If you want to read my introduction to this renku, the link below:
Intro: https://thehaikufoundation.org/the-renku-sessions-invitation-2/
1st week – Hokku: https://thehaikufoundation.org/the-renku-sessions-purple-haze-week-1/
2nd Week- Wakiku: https://thehaikufoundation.org/the-renku-sessions-purple-haze-week-2/
3rd week: Daisan: https://thehaikufoundation.org/the-renku-sessions-purple-haze-week-3/
I thank you for the kind feedback many of you have shared.
_()_
I received a significant number of offers for this slot. Forty poets submitted over 150 poems. You’ve submitted very good verses, but some were haiku, some contained seasonal references, and others didn’t connect or transition well from the top verse.

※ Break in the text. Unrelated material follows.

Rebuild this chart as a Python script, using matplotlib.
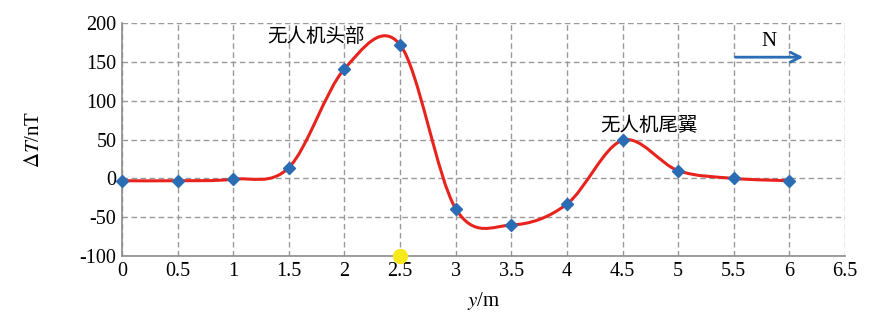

Consequently, I couldn’t accept them. One poet, in her enthusiasm, sent me 40 poems for this slot! Please stick to just three.
Please remember that only the first verse (hokku) is a haiku. All the others are sentence ku, meaning they lack the two-part image structure of a haiku. Learn to differentiate between them and to write them, understanding the difference.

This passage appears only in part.